The better your preparation is, the more successful execution can be. It will help to foresee challenges you may face and have back-up plans and strategies to drive further investment.
Building Trust Is Required with Crowdfunding
When approaching an angel investor, it may be a little easier to gain investment because you might know them. With crowdfunding, you are relying on many people you don’t know to fund your business idea. It can be a challenge to build trust with investors, especially when crowdfunding campaigns do not always fulfill their promises to campaign backers.
While building trust can be difficult, there are steps you can take to put yourself in the best possible position:
- Be transparent: Communication is very important in conveying your message and intentions for investment as well as updating investors throughout the campaign.
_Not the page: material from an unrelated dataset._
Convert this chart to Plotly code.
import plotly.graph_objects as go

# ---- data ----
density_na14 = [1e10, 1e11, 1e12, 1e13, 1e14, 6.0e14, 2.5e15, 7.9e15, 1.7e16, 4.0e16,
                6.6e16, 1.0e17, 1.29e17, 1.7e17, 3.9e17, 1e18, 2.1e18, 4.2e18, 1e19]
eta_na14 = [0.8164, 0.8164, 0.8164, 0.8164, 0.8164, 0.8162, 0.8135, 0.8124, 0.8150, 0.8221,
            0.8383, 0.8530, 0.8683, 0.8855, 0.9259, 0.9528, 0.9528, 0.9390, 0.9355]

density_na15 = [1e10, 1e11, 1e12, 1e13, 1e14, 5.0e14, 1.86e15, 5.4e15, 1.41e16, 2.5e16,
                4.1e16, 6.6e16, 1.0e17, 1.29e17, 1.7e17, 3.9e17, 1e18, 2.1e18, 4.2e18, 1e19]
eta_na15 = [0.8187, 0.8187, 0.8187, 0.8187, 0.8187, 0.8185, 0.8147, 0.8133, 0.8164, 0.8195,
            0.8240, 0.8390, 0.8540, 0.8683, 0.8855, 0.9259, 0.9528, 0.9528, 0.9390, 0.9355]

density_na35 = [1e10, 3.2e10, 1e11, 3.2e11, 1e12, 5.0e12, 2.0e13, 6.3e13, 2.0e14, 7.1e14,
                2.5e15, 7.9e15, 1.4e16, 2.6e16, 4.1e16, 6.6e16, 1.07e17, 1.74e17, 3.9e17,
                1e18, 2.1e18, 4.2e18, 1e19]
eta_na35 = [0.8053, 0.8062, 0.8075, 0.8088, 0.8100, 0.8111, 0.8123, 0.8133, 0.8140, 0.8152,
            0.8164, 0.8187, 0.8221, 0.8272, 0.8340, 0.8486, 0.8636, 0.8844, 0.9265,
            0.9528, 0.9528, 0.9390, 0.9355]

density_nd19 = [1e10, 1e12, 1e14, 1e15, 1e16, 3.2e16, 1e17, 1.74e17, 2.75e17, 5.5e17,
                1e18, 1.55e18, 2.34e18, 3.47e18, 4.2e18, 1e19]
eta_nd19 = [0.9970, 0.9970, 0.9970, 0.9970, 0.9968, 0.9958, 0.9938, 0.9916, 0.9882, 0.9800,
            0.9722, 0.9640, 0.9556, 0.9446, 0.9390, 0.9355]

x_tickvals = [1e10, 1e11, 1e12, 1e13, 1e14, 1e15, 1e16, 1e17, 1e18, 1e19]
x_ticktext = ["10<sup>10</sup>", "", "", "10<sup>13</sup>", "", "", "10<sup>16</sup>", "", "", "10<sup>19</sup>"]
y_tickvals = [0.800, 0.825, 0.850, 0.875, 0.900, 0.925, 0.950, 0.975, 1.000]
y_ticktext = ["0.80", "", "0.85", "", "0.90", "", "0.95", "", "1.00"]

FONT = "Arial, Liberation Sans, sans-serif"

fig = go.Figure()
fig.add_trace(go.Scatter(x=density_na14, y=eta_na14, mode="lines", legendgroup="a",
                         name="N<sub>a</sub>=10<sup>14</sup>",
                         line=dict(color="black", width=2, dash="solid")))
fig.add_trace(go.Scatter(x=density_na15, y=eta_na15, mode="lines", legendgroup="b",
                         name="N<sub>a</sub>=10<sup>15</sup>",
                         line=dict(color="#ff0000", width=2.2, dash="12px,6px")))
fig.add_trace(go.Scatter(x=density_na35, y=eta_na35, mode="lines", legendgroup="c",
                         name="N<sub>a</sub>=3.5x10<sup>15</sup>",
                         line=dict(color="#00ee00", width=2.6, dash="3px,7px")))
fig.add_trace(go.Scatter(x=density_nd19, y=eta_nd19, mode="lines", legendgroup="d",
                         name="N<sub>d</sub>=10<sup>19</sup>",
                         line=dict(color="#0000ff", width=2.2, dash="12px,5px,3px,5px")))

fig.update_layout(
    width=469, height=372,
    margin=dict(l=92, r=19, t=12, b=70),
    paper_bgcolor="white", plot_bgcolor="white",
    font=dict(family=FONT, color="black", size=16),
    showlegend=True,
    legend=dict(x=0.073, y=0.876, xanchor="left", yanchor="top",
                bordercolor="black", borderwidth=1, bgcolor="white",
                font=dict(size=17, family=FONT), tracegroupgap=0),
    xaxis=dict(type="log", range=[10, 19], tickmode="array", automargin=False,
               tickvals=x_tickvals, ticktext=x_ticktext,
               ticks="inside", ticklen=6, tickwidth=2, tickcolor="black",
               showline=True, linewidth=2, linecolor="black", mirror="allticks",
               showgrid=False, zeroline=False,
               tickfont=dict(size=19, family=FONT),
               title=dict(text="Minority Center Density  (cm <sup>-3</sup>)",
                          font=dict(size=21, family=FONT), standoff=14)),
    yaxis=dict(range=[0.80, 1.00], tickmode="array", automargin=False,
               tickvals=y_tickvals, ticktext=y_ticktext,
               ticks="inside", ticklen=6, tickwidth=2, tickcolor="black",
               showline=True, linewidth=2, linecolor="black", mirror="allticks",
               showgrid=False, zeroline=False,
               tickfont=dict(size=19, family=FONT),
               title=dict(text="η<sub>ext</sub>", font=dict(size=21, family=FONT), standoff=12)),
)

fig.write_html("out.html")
This may include updated videos of what the company is working on, social media posts, and contacting individual investors.
- Show tangible evidence: For products, having a prototype is key for investors to not only understand how the company works but show that there is a physical product that will be available. For services, evidence of impact can also be shared.
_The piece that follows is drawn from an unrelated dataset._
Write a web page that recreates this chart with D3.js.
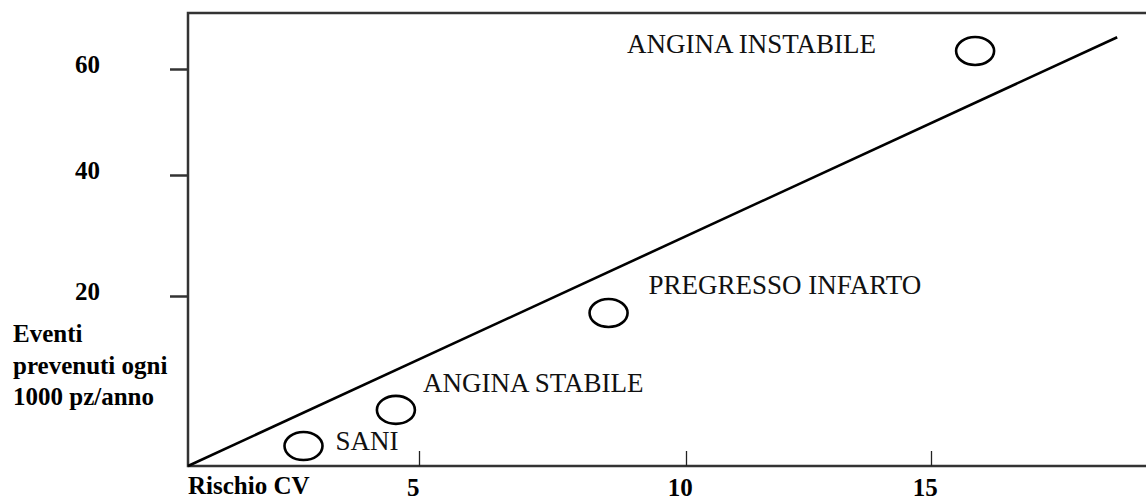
<!DOCTYPE html>
<html>
<head>
<meta charset="utf-8">
<script src="https://cdn.jsdelivr.net/npm/d3@7"></script>
<style>
  html, body { margin: 0; padding: 0; background: #fff; }
  svg { display: block; }
  svg text { font-family: "Liberation Serif", "Times New Roman", "DejaVu Serif", serif; }
</style>
</head>
<body>
<div class="chart"></div>
<script>
// dati
const categorie = ["SANI", "ANGINA STABILE", "PREGRESSO INFARTO", "ANGINA INSTABILE"]
const rischioCV = [2.5, 4.5, 8.55, 15.9]
const eventiPrevenuti = [2.35, 6.6, 18.0, 63.4]

// retta di tendenza (due estremi)
const rettaX = [0, 18.8]
const rettaY = [0, 66]

// tacche degli assi
const xTicks = [5, 10, 15]
const yTicks = [20, 40, 60]

const yTitolo = ["Eventi", "prevenuti ogni", "1000 pz/anno"]
const xTitolo = "Rischio CV"

function disegna() {
  const width = 1146
  const height = 501
  const left = 188, top = 13, bottom = 466

  const svg = d3.select('.chart')
    .append('svg')
    .attr('width', width)
    .attr('height', height)

  // il disegno originale è fatto a mano: spaziatura delle tacche non uniforme
  const xScale = d3.scaleLinear()
    .domain([0, 5, 10, 15])
    .range([left, 419, 686, 931])

  const yScale = d3.scaleLinear()
    .domain([0, 20, 40, 60])
    .range([bottom, 296, 175, 69])

  // cornice: asse sinistro, linea in alto e in basso
  svg.append('path')
    .attr('d', `M${width},${top}H${left}V${bottom}H${width}`)
    .attr('fill', 'none')
    .attr('stroke', '#333')
    .attr('stroke-width', 2.5)

  // asse Y
  const yAxis = d3.axisLeft(yScale)
    .tickValues(yTicks)
    .tickSize(18)
    .tickPadding(70)
  const gy = svg.append('g')
    .attr('transform', `translate(${left},0)`)
    .call(yAxis)
    .attr('font-family', null)
  gy.select('.domain').remove()
  gy.selectAll('.tick line').attr('stroke', '#333').attr('stroke-width', 2.5)
  gy.selectAll('.tick text')
    .attr('dy', '0.12em')
    .style('font-size', '25px')
    .style('font-weight', 'bold')
    .attr('fill', '#000')

  // asse X
  const xAxis = d3.axisBottom(xScale)
    .tickValues(xTicks)
    .tickSizeInner(-15)
    .tickSizeOuter(0)
    .tickPadding(12)
  const gx = svg.append('g')
    .attr('transform', `translate(0,${bottom})`)
    .call(xAxis)
    .attr('font-family', null)
  gx.select('.domain').remove()
  gx.selectAll('.tick line').attr('stroke', '#222').attr('stroke-width', 1.3)
  gx.selectAll('.tick text')
    .attr('dx', '-0.25em')
    .style('font-size', '25px')
    .style('font-weight', 'bold')
    .attr('fill', '#000')

  // titoli degli assi
  svg.append('text')
    .attr('x', 13)
    .attr('y', 342)
    .style('font-size', '25px')
    .style('font-weight', 'bold')
    .selectAll('tspan')
    .data(yTitolo)
    .enter()
    .append('tspan')
    .attr('x', 13)
    .attr('dy', (d, i) => i === 0 ? 0 : 31.5)
    .text(d => d)

  svg.append('text')
    .attr('x', left)
    .attr('y', 494)
    .style('font-size', '25px')
    .style('font-weight', 'bold')
    .text(xTitolo)

  // retta
  const line = d3.line()
    .x(d => xScale(d[0]))
    .y(d => yScale(d[1]))
  svg.append('path')
    .datum(d3.zip(rettaX, rettaY))
    .attr('d', line)
    .attr('fill', 'none')
    .attr('stroke', '#000')
    .attr('stroke-width', 2.6)

  // punti
  const punti = categorie.map((c, i) => ({ nome: c, x: rischioCV[i], y: eventiPrevenuti[i] }))

  svg.append('g')
    .selectAll('ellipse')
    .data(punti)
    .enter()
    .append('ellipse')
    .attr('cx', d => xScale(d.x))
    .attr('cy', d => yScale(d.y))
    .attr('rx', 19)
    .attr('ry', 14)
    .attr('fill', 'none')
    .attr('stroke', '#000')
    .attr('stroke-width', 2.6)

  // etichette dei punti (spostamento rispetto al cerchio)
  const spostamenti = [
    { dx: 32, dy: 4, anchor: 'start' },
    { dx: 27, dy: -18, anchor: 'start' },
    { dx: 40, dy: -19, anchor: 'start' },
    { dx: -99, dy: 2, anchor: 'end' }
  ]

  svg.append('g')
    .selectAll('text')
    .data(punti)
    .enter()
    .append('text')
    .attr('x', (d, i) => xScale(d.x) + spostamenti[i].dx)
    .attr('y', (d, i) => yScale(d.y) + spostamenti[i].dy)
    .attr('text-anchor', (d, i) => spostamenti[i].anchor)
    .style('font-size', '27px')
    .attr('fill', '#111')
    .text(d => d.nome)
}

disegna()
</script>
</body>
</html>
- Social media and website: The more legitimate your business appears, the greater trust you will build. Having a well-designed website with all necessary information and updated social media helps investors build confidence in your brand (Source: Two Feet Marketing).
Determining Whether Angel Investing or Crowdfunding is Best
Given the information presented, you probably have a clear idea as to which financing option is right for your business idea. Both can be excellent choices depending on the direction you plan to take your business.
Here are the situations in which you would benefit from using an angel investor:
- Gaining mentorship and expertise from angel investors is an added benefit.
- Capital is guaranteed in exchange for equity as in crowdfunding; you may not keep it if the goal is not reached.
- Working with only a few investors is easier than being liable to fulfill commitments to many in crowdfunding.
Here are the situations when you would benefit from crowdfunding:
- You do not have to give up any equity in crowdfunding.
- Promoting your product or service is part of a crowdfunding campaign and can help you to scale the investment as well as future customers.
- Crowdfunding can be used as a marketing tool to better understand market trends and future growth.
It is important to consider which type of funding source to use based on your specific business plan as well as the current situation you are in with resources and financially. You will want a situation that not only makes the most sense for your business now but more importantly, the future growth of your startup.